Em comunicado enviado à imprensa, a pasta reiterou a crítica ao posicionamento de Bolsonaro, dizendo que ele “não condiz com o trato respeitoso que chefes de Estado devem manter nem com as relações fraternas entre dois países latino-americanos”.

“O uso político da relação bilateral com fins eleitorais, com base em mentiras, desinformação e tergiversação, erode não apenas o vínculo entre nossos países como também a democracia”, disse Urrejola, que visitou o Brasil quando atuava no Alto Comissariado da ONU para os Direitos Humanos.

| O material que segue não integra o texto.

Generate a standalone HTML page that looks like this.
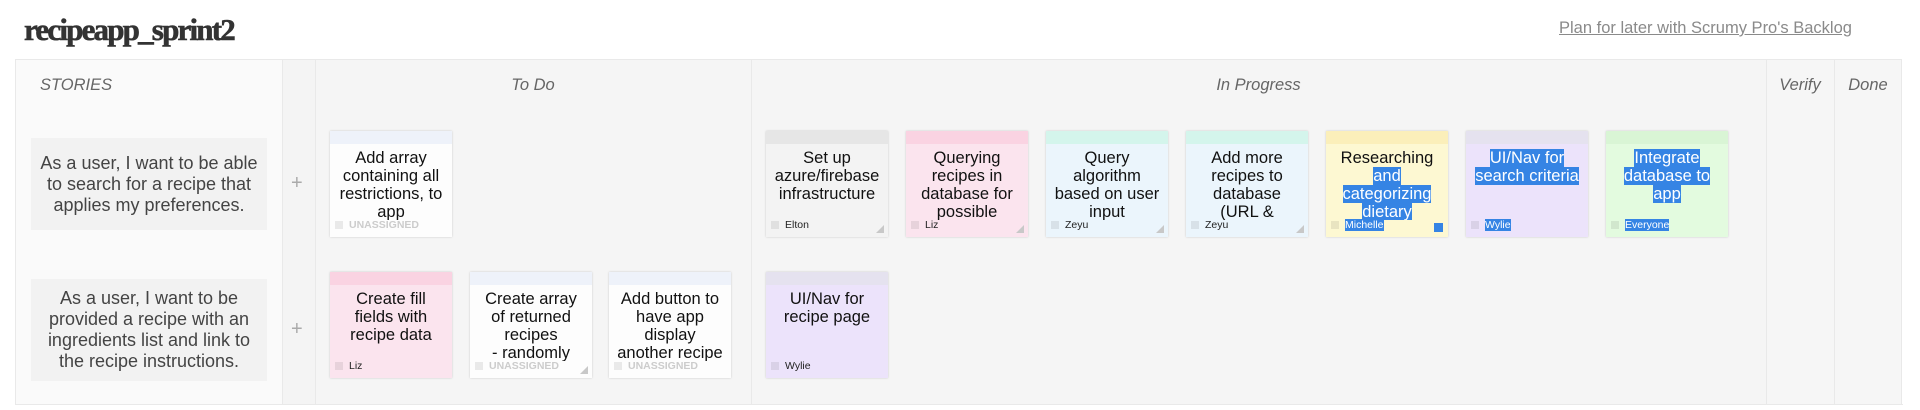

A chancelaria destaca que Boric já manifestou publicamente ter diferenças com seu homólogo, mas defendeu a importância da manutenção das boas relações entre Brasil e Chile.

Boric, o mais jovem presidente do Chile, começou na política no movimento estudantil e é o rosto mais conhecido dos jovens que lideraram os protestos pela gratuidade do ensino universitário em 2011. Em outra onda de manifestações, em outubro de 2019, embora nenhuma força política tenha capitalizado de modo imediato os atos, o já deputado Boric foi um dos líderes responsáveis pelo acordo que abriu as portas para o plebiscito da Constituinte.

Nos protestos, muitas estações de metrô da capital Santiago foram vandalizadas.

Bolsonaro tinha manifestado na campanha chilena simpatia pelo ultradireitista José Antonio Kast. Depois da confirmação da vitória de Boric, o brasileiro disse que não participaria da posse do esquerdista, tendo escalado seu vice, Hamilton Mourão, para representar o governo.

“Não vou entrar em detalhes, porque não sou de criar problemas nas relações internacionais. O Brasil vai muito bem com o mundo todo. Você vê quem vai à posse do novo presidente do Chile. Eu não irei, vê quem vai”, disse, na ocasião. Lula foi convidado, mas também não compareceu -a ex-presidente Dilma Rousseff representou o PT.

A declaração de Bolsonaro no debate deste domingo foi vista na imprensa chilena como mais um sinal de tensão entre os dois países. O Chile hoje está sem representante diplomático em Brasília -o Itamaraty ainda não concedeu o chamado agrément a Sebastián Depolo, indicado por Boric. Segundo o jornal La Tercera, foi nesse sentido que Urrejola e o presidente definiram ser necessário subir o tom com uma resposta concreta a Bolsonaro.

As chancelarias da Argentina e da Colômbia não responderam às declarações de Bolsonaro contra Fernández e Petro.